The Japanese Model of Productivity and Distribution Management

Abstract

Market System, Planned System and Social System
The mixed economy of Japan is somewhat different from the European one. Social and informal systems play an important role, for examples, in providing ‘welfare’ services and managing firms. It may be called a mixed economy of three systems, namely, (1) the economic system (market system), (2) the political system (planned system) and (3) the social system (informal system) .
Life-time Income Maximizatien Hypothesis: Optimum Share of Wages
The share of wages and the ratio of dividends (the pay-out ratio of profit) in large companies in Japan have been low. These practices are not rational in the short term for either employees or share holders. However, they are likely to choose to maximize the present value of wages (including fringe benefits) and profits (including capital gains) not in the short-run but in the long-run. Equations (1) - (3) below present a simplified model to show that the modest share of wages is accepted as a result of the rational optimization behaviour of employees. In a large company the so-called ‘larger pie theory’ is more acceptable in Japan than in European countries. This is one of the reasons to explain why the share of wages in large Japanese companies, where lifetime employment is the practice, has been relatively low.
Theoretical Model
Assuming a two-period life-cycle model, the present value of employees' total compensation, including bonuses and fringe benefits, is:
W^*=n₁v₁Ω₁+{Ω₁v₁n₁+n₂ΔvΩ₂/(1+γ) (1)
Assuming further that the saving = investment depends solely on profits, which in turn depend on the share of wages, the increase of value added (ΔV) depends on:
ΔV=Δvn₂=s_pσ(1-Ω)v₁n₁ (2)
As we assume a simplified two-period model, the present value of lifetime compensation can be obtained by combining (1) and (2) .
W^*=Ω₁v₁n₁+ {Ω₁v₁n₂+Ω₂s_pv₁σn₁× (1-Ω₁) n₂} / (1+γ) (3)
Differentiating (3) with respect to Ω₁ assuming Ω₁=Ω₂, the optimum share of wages in the sense that maximizes the present value of employees' lifetime income is deduced as equation (4) .
Ω₁^*=1/2[1+1/σs_pn₂{(1+γ)+n₂/n₁}] (4)
We may conclude that the optimum share of wages depends mainly on the following variables. Functions are indicated as increasing (+) or decreasing (-) .
(1) n₂/ (n₁+n₂) ……the length of expected service period (-)
(2) γ: the time discount rate (+)
(3) s_p: the propensity to save profit (-)

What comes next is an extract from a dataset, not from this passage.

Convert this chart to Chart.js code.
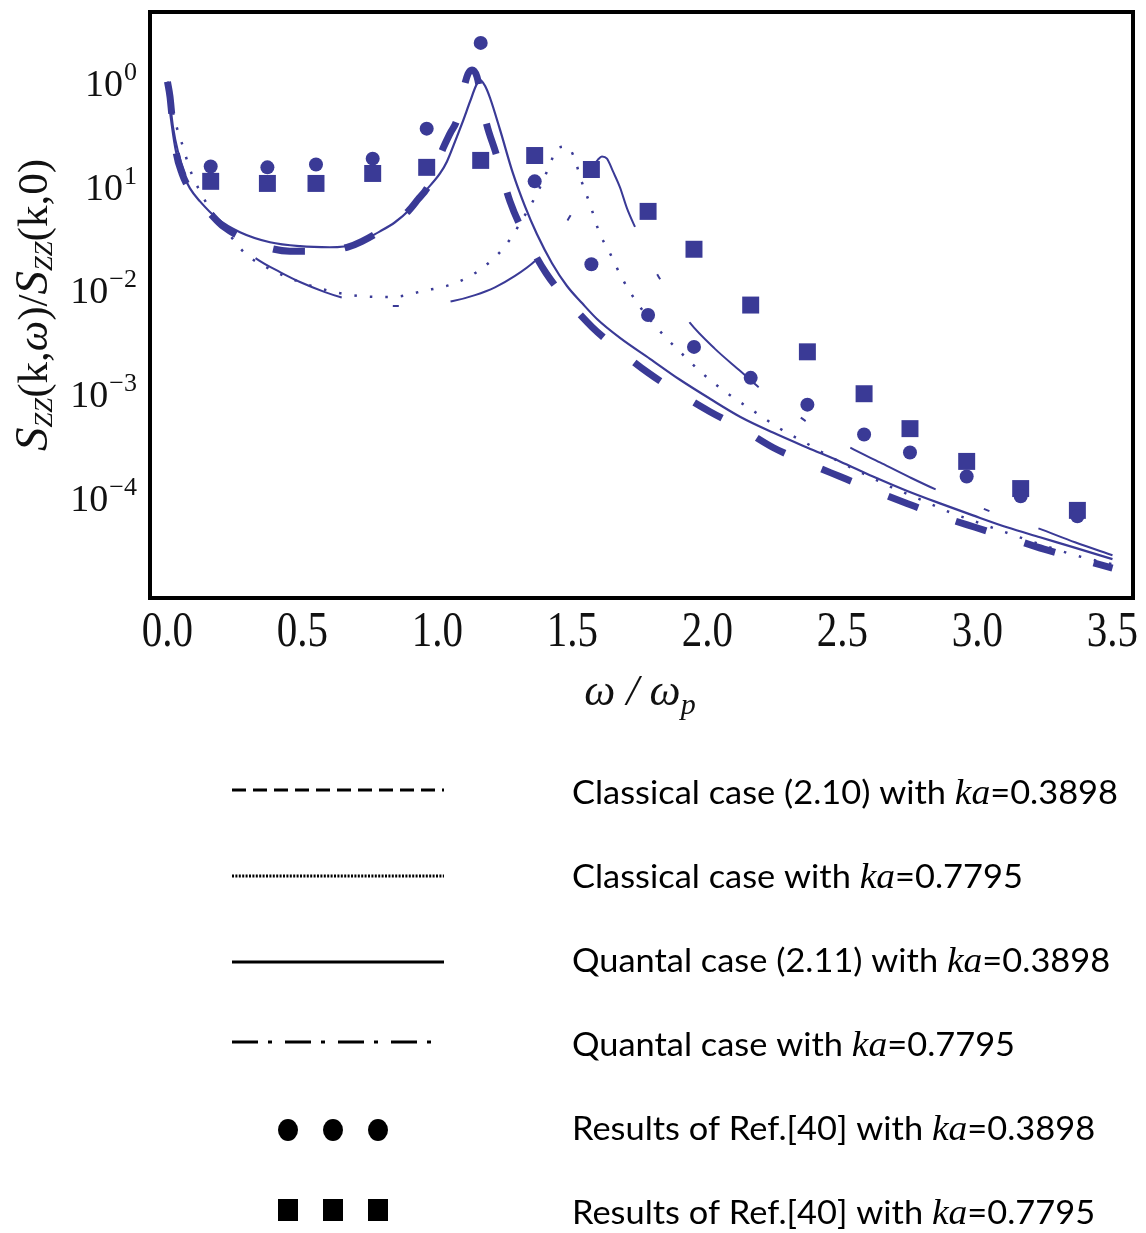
<!DOCTYPE html>
<html>
<head>
<meta charset="utf-8">
<script src="https://cdn.jsdelivr.net/npm/chart.js@4.4.1/dist/chart.umd.min.js"></script>
<style>
  html, body { margin: 0; padding: 0; background: #fff; }
  canvas { display: block; }
</style>
</head>
<body>
<canvas id="c" width="1146" height="1233"></canvas>
<script>
// ---- axis ticks ----
const xTickValues = [0, 0.5, 1, 1.5, 2, 2.5, 3, 3.5];
const xTickLabels = ['0.0', '0.5', '1.0', '1.5', '2.0', '2.5', '3.0', '3.5'];
const yTickValues = [1, 0.1, 0.01, 0.001, 0.0001];
const yTickExponents = ['0', '1', '\u22122', '\u22123', '\u22124'];

// ---- Ref.[40] results (markers) ----
const refOmega = [0.16, 0.37, 0.55, 0.76, 0.96, 1.16, 1.36, 1.57, 1.78, 1.95, 2.16, 2.37, 2.58, 2.75, 2.96, 3.16, 3.37];
const refLowKa = [0.153, 0.150, 0.160, 0.182, 0.354, 2.37, 0.110, 0.0175, 0.00568, 0.00280, 0.00141, 7.78e-4, 4.01e-4, 2.69e-4, 1.58e-4, 1.02e-4, 6.55e-5];
const refHighKa = [0.110, 0.105, 0.105, 0.131, 0.150, 0.175, 0.195, 0.143, 0.0565, 0.0244, 0.00708, 0.00251, 9.91e-4, 4.57e-4, 2.21e-4, 1.21e-4, 7.46e-5];

// ---- classical case (2.10), ka = 0.3898 ----
const classicalLowOmega = [0, 0.0093, 0.0167, 0.0315, 0.0537, 0.1019, 0.1574, 0.2056, 0.3241, 0.4537,
  0.5648, 0.6648, 0.7204, 0.8315, 0.8907, 0.9278, 0.9648, 1.0204, 1.0463, 1.0722,
  1.0944, 1.113, 1.1278, 1.1463, 1.1611, 1.1796, 1.2167, 1.2685, 1.3352, 1.4019,
  1.4833, 1.5722, 1.6759, 1.7796, 1.8981, 2.0093, 2.1204, 2.2426, 2.3648, 2.4907,
  2.6167, 2.7389, 2.8648, 2.9907, 3.1204, 3.2463, 3.3648, 3.5];
const classicalLow = [1, 0.718, 0.461, 0.213, 0.131, 0.0771, 0.0541, 0.0406, 0.0279, 0.0234,
  0.0234, 0.0255, 0.0291, 0.0434, 0.0565, 0.0738, 0.0982, 0.228, 0.317, 0.432,
  0.802, 1.19, 1.30, 1.12, 0.718, 0.413, 0.204, 0.0705, 0.0291, 0.0144,
  0.00774, 0.00436, 0.00256, 0.00158, 9.91e-4, 6.65e-4, 4.68e-4, 3.01e-4, 2.16e-4, 1.58e-4,
  1.16e-4, 8.71e-5, 6.55e-5, 5.13e-5, 4.03e-5, 3.16e-5, 2.59e-5, 2.07e-5];

// ---- classical case, ka = 0.7795 ----
const classicalHighOmega = [0, 0.0093, 0.0241, 0.0389, 0.0537, 0.0833, 0.1204, 0.1759, 0.2426, 0.287,
  0.3796, 0.4907, 0.6019, 0.713, 0.8315, 0.9463, 1.0648, 1.1648, 1.25, 1.3167,
  1.3722, 1.4167, 1.4426, 1.4796, 1.5093, 1.5278, 1.5648, 1.6019, 1.6315, 1.6833,
  1.7426, 1.8167, 1.8981, 1.9833, 2.0759, 2.1685, 2.2685, 2.3685, 2.4722, 2.5759,
  2.6833, 2.787, 2.8981, 3.0093, 3.113, 3.2315, 3.3352, 3.4167, 3.5];
const classicalHigh = [1, 0.718, 0.461, 0.331, 0.254, 0.143, 0.0879, 0.0506, 0.0305, 0.0223,
  0.0157, 0.0118, 0.00966, 0.00865, 0.00845, 0.00966, 0.0115, 0.016, 0.0261, 0.0484,
  0.0879, 0.16, 0.228, 0.238, 0.178, 0.122, 0.0661, 0.034, 0.0244, 0.0129,
  0.00724, 0.00417, 0.00251, 0.00154, 9.91e-4, 6.81e-4, 4.57e-4, 3.28e-4, 2.31e-4, 1.69e-4,
  1.24e-4, 9.53e-5, 7.15e-5, 5.61e-5, 4.5e-5, 3.52e-5, 2.89e-5, 2.53e-5, 2.26e-5];

// ---- quantal case (2.11), ka = 0.3898 ----
const quantalLowOmega = [0, 0.0056, 0.0167, 0.0315, 0.0537, 0.0833, 0.1204, 0.1833, 0.2685, 0.3796,
  0.4907, 0.6019, 0.6944, 0.787, 0.8426, 0.8981, 0.9537, 1.0093, 1.0352, 1.0648,
  1.0907, 1.1204, 1.1426, 1.1574, 1.1759, 1.1944, 1.2315, 1.2796, 1.3241, 1.3685,
  1.4241, 1.4796, 1.5352, 1.5907, 1.6759, 1.787, 1.8981, 2.0093, 2.1204, 2.2426,
  2.3685, 2.4907, 2.613, 2.7352, 2.8611, 2.9833, 3.1093, 3.2315, 3.3537, 3.5];
const quantalLow = [1, 0.643, 0.370, 0.213, 0.137, 0.094, 0.0705, 0.0484, 0.0356, 0.0285,
  0.0261, 0.0255, 0.0273, 0.0363, 0.0444, 0.0592, 0.0879, 0.131, 0.171, 0.265,
  0.395, 0.643, 0.915, 1.045, 0.915, 0.702, 0.346, 0.131, 0.0631, 0.034,
  0.0179, 0.0108, 0.0074, 0.0052, 0.00342, 0.00215, 0.00135, 8.87e-4, 5.96e-4, 4.19e-4,
  3.01e-4, 2.21e-4, 1.58e-4, 1.16e-4, 8.71e-5, 6.68e-5, 5.13e-5, 4.11e-5, 3.30e-5, 2.53e-5];

// ---- quantal case, ka = 0.7795 ----
const quantalHighOmega = [0, 0.0093, 0.0204, 0.0389, 0.0648, 0.1019, 0.1574, 0.2426, 0.3315, 0.4167,
  0.4907, 0.5833, 0.6648, 0.75, 0.8611, 0.9537, 1.0574, 1.1389, 1.213, 1.287,
  1.3611, 1.4278, 1.4907, 1.5389, 1.5759, 1.5944, 1.6093, 1.6278, 1.65, 1.6759,
  1.7019, 1.7389, 1.7796, 1.8241, 1.8796, 1.9352, 2.0278, 2.1204, 2.2019, 2.287,
  2.3611, 2.4463, 2.5278, 2.6389, 2.75, 2.8537, 2.9537, 3.0463, 3.1389, 3.2241,
  3.3611, 3.5];
const quantalHigh = [1, 0.643, 0.37, 0.213, 0.131, 0.0841, 0.0541, 0.0305, 0.0196, 0.0147,
  0.0118, 0.00944, 0.00809, 0.00724, 0.00693, 0.00708, 0.00774, 0.00883, 0.0105, 0.0135,
  0.0188, 0.0291, 0.0506, 0.0879, 0.153, 0.178, 0.191, 0.182, 0.137, 0.0962,
  0.0604, 0.0363, 0.0209, 0.0126, 0.00774, 0.00476, 0.00268, 0.00165, 0.00108, 7.6e-4,
  5.46e-4, 4.01e-4, 3.01e-4, 2.16e-4, 1.55e-4, 1.16e-4, 9.12e-5, 7.31e-5, 5.98e-5, 5.02e-5,
  3.68e-5, 2.76e-5];

// ---- legend entries ----
const legendCaptions = [
  'Classical case (2.10) with ',
  'Classical case with ',
  'Quantal case (2.11) with ',
  'Quantal case with ',
  'Results of Ref.[40] with ',
  'Results of Ref.[40] with '
];
const legendKa = ['0.3898', '0.7795', '0.3898', '0.7795', '0.3898', '0.7795'];

const INK = 'rgb(58,58,150)';
const pairs = (xs, ys) => xs.map((x, i) => ({ x, y: ys[i] }));

const curve = (label, xs, ys, width, dash) => ({
  label, data: pairs(xs, ys), showLine: true,
  borderColor: INK, borderWidth: width, borderDash: dash,
  borderCapStyle: 'butt', borderJoinStyle: 'round',
  pointRadius: 0, pointHoverRadius: 0,
  cubicInterpolationMode: 'monotone', fill: false
});

const datasets = [
  {
    label: 'Results of Ref.[40] with ka=0.3898', data: pairs(refOmega, refLowKa),
    showLine: false, pointStyle: 'circle', pointRadius: 7,
    pointBackgroundColor: INK, pointBorderWidth: 0
  },
  {
    label: 'Results of Ref.[40] with ka=0.7795', data: pairs(refOmega, refHighKa),
    showLine: false, pointStyle: 'rect', pointRadius: 12,
    pointBackgroundColor: INK, pointBorderWidth: 0
  },
  curve('Quantal case (2.11) with ka=0.3898', quantalLowOmega, quantalLow, 2.2, []),
  curve('Quantal case with ka=0.7795', quantalHighOmega, quantalHigh, 2, [95, 52, 6, 52]),
  curve('Classical case with ka=0.7795', classicalHighOmega, classicalHigh, 2.5, [2.5, 13]),
  curve('Classical case (2.10) with ka=0.3898', classicalLowOmega, classicalLow, 7, [32, 40])
];

const serif = n => `${n}px "Liberation Serif"`;
const serifI = n => `italic ${n}px "Liberation Serif"`;

function runsWidth(ctx, runs) {
  let w = 0;
  for (const r of runs) { ctx.font = r.f; w += ctx.measureText(r.t).width; }
  return w;
}
function drawRuns(ctx, runs, x0, base) {
  let x = x0;
  for (const r of runs) {
    ctx.font = r.f;
    ctx.fillText(r.t, x, base + (r.dy || 0));
    x += ctx.measureText(r.t).width;
  }
}

// Frame, tick labels, axis titles and the key below the plot
const decorations = {
  id: 'decorations',
  afterDraw(chart) {
    const { ctx, chartArea: a, scales } = chart;
    const xs = scales.x, ys = scales.y;
    ctx.save();

    // plot frame
    ctx.strokeStyle = '#000';
    ctx.lineWidth = 4;
    ctx.setLineDash([]);
    ctx.strokeRect(a.left, a.top, a.right - a.left, a.bottom - a.top);

    ctx.fillStyle = '#111';
    ctx.textBaseline = 'alphabetic';

    // y tick labels: 10 with raised exponent
    yTickValues.forEach((v, i) => {
      const py = ys.getPixelForValue(v);
      ctx.font = serif(26);
      const ex = yTickExponents[i];
      const we = ctx.measureText(ex).width;
      ctx.textAlign = 'left';
      ctx.fillText(ex, 137 - we, py - 2);
      ctx.font = serif(38);
      ctx.textAlign = 'right';
      ctx.fillText('10', 136 - we, py + 14);
    });

    // x tick labels
    ctx.textAlign = 'center';
    ctx.font = serif(50);
    xTickValues.forEach((v, i) => {
      const px = xs.getPixelForValue(v);
      ctx.save();
      ctx.translate(px, 646);
      ctx.scale(0.82, 1);
      ctx.fillText(xTickLabels[i], 0, 0);
      ctx.restore();
    });

    // x axis title
    ctx.textAlign = 'left';
    const xTitle = [
      { t: '\u03C9', f: serifI(44) },
      { t: ' / ', f: serifI(44) },
      { t: '\u03C9', f: serifI(44) },
      { t: 'p', f: serifI(30), dy: 9 }
    ];
    const xtw = runsWidth(ctx, xTitle);
    drawRuns(ctx, xTitle, 640 - xtw / 2, 705);

    // y axis title (rotated)
    const yTitle = [
      { t: 'S', f: serifI(46) },
      { t: 'ZZ', f: serifI(26), dy: 5 },
      { t: '(k,', f: serif(42) },
      { t: '\u03C9', f: serifI(42) },
      { t: ')/', f: serif(42) },
      { t: 'S', f: serifI(46) },
      { t: 'ZZ', f: serifI(26), dy: 5 },
      { t: '(k,0)', f: serif(42) }
    ];
    const ytw = runsWidth(ctx, yTitle);
    const ySpan = 292;
    ctx.save();
    ctx.translate(47, 305);
    ctx.rotate(-Math.PI / 2);
    ctx.scale(ySpan / ytw, 1);
    drawRuns(ctx, yTitle, -ytw / 2, 0);
    ctx.restore();

    // ---- key ----
    const sampleX0 = 232, sampleX1 = 444;
    const sampleY = [790, 876, 962, 1042, 1130, 1210];
    const textBase = [804, 888, 972, 1056, 1140, 1224];
    ctx.strokeStyle = '#000';
    ctx.fillStyle = '#000';
    ctx.lineCap = 'butt';
    const lineSample = (y, dash, w) => {
      ctx.setLineDash(dash);
      ctx.lineWidth = w;
      ctx.beginPath();
      ctx.moveTo(sampleX0, y);
      ctx.lineTo(sampleX1, y);
      ctx.stroke();
    };
    lineSample(sampleY[0], [14, 7], 3);
    lineSample(sampleY[1], [2, 1.4], 3);
    lineSample(sampleY[2], [], 3);
    lineSample(sampleY[3], [26, 10, 4, 13], 3);
    ctx.setLineDash([]);
    [288, 333, 378].forEach(cx => {
      ctx.beginPath();
      ctx.ellipse(cx, sampleY[4], 10, 11, 0, 0, Math.PI * 2);
      ctx.fill();
      ctx.fillRect(cx - 10, sampleY[5] - 11, 20, 22);
    });

    const capFont = '33px Lato';
    const kaFont = 'italic 36px "Liberation Serif"';
    const rowRuns = i => [
      { t: legendCaptions[i], f: capFont },
      { t: 'ka', f: kaFont },
      { t: '=' + legendKa[i], f: capFont }
    ];
    const sx = 546 / runsWidth(ctx, rowRuns(0));
    ctx.fillStyle = '#000';
    legendCaptions.forEach((_, i) => {
      ctx.save();
      ctx.translate(572, textBase[i]);
      ctx.scale(sx, 1);
      drawRuns(ctx, rowRuns(i), 0, 0);
      ctx.restore();
    });

    ctx.restore();
  }
};

new Chart(document.getElementById('c'), {
  type: 'scatter',
  data: { datasets },
  options: {
    responsive: false,
    animation: false,
    devicePixelRatio: 1,
    layout: { padding: { left: 150, top: 10, right: 13, bottom: 635 } },
    plugins: { legend: { display: false }, tooltip: { enabled: false } },
    scales: {
      x: { type: 'linear', min: -0.0648, max: 3.576, display: false },
      y: { type: 'logarithmic', min: 1.069e-5, max: 4.70, display: false }
    }
  },
  plugins: [decorations]
});
</script>
</body>
</html>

(4) d: the pay-out ratio of profit (+)
(5) s_w: the saving ratio of employees (+)
(6) σ : the productivity of investment (-) and the rate of productivity increase (-)
W^*: the present value of lifetime income,
r : the time discount rate,
n₁: the length of the young period,
n₂: the length of middle and senior age period,
Ω: the share of wages including fringe benefits,
V: the value added per employee,
s_p=1-d: the savings ratio of profit,
d: the pay-out ratio of profit,
σ: the productivity of investment,
Ω^*: the optimum share of wages,
W=wn, V=vn
Subscript 1 denotes young age period and subscript 2 denotes middle and senior age period.